14 December 2011

Cutting edge regulation at Ofwat

Ofwat has regulated investor-owned water companies in England and Wales since privatization in 1989. These regulations have often been on the frontier of performance incentives, which means that Ofwat is often the first regulator (worldwide) to attempt to put new incentives into place.

One such scheme -- "common carriage rates" for one water company to use another company's network for serving a customer -- was a good idea that has failed in practice: only one customer out of 2,200 eligible customers signed up.

I spent two days in London recently, learning about Ofwat's latest ideas on regulation.

On Monday evening, I participated in a panel discussion on big strategic questions regarding sustainable water. Many of my answers to questions involved more pricing (less regulation) and more markets (less management), which may not be news to readers of this blog, but was more often news to the audience.

On Tuesday, I participated in workshops on water trading and breaking the vertical monopoly, i.e., separating the monopoly wholesale monopoly on sourcing, treating and distributing water from the (potentially) competitive business of administering customer services and billing (post to come).

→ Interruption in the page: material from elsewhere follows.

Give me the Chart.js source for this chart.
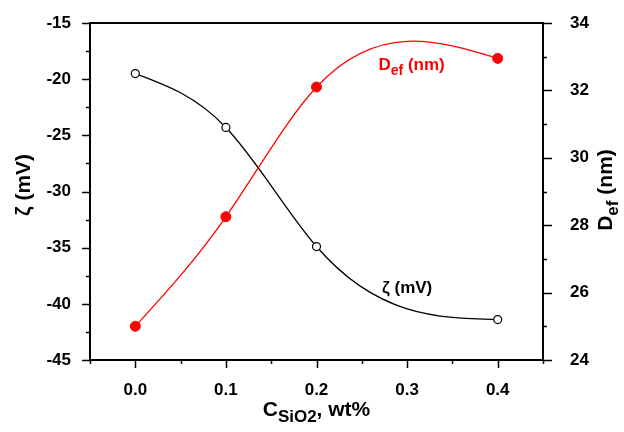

Most water trading proposals involve long term sales from water companies in surplus areas to other companies in shortage areas. Participants wanted to find the "right price" for a this bi-lateral monopoly structure, but that price is hard to know. Some suggested that the regulator should set the price; others worried that prices and deals might come unstuck in year 22, say, which would upset financial markets.* Even worse, there was no clear indication of how profits from trades (on both sides) would be treated against regulated returns. It's clear that profits could not be used to lower prices, but also clear that prices SHOULD move in response to rising/falling revenues. These discussions were even premature -- given the importance of quantifying water rights that were both over-issued (familiar problem!) as well as badly specified. I suggested that participants look to existing water markets in Australia for success (and California for failure), while attempting to bring in as many ideas as possible from competitive markets. We'll see how this project develops.

Despite all of these problems, Ofwat can move towards wholesale markets for water (abstraction permits and flows) by starting trade among homogenous groups:
  1. quantify rights, 
  2. set a simple transaction structure, and
  3. ensure access to conveyance.
Problems of bi-lateral monopoly, price discovery and trading volume can be addressed via my all-in-auctions idea. Start with short-term trades before moving to long-term trades. Also note that robust market institutions will be useful in coping with changes in environmental flows, adapting to climate change, and maximizing flexibility among different water users. They should NOT be used to increase water consumption, since such "optimization" will remove buffers from systems that will need them in case of big disruptions (everything from infrastructure failure to drought).

For deeper thoughts on these issues, I recommend Jon Stern's papers on reforming and improving water company performance. Begin with this short overview of the industry [PDF], then read Jon's proposal for including scarcity charges in water prices [PDF]. (Are you folks in the "water crisis" areas listening?). You can also browse most of his papers here. HIGHLY recommended.

Bottom Line: Ofwat's process of inviting discussion from industry, interested parties (consultants, consumer groups, other ministries) and outsiders (me!) is a brave and useful way to explore and design innovations in water regulation that will keep water companies in business while benefitting consumers.

* Water companies are far too coddled by regulators, which is why financial markets love them (guaranteed returns!). It would be better to put more emphasis on company performance -- including taking more risks -- than on stable cash flows.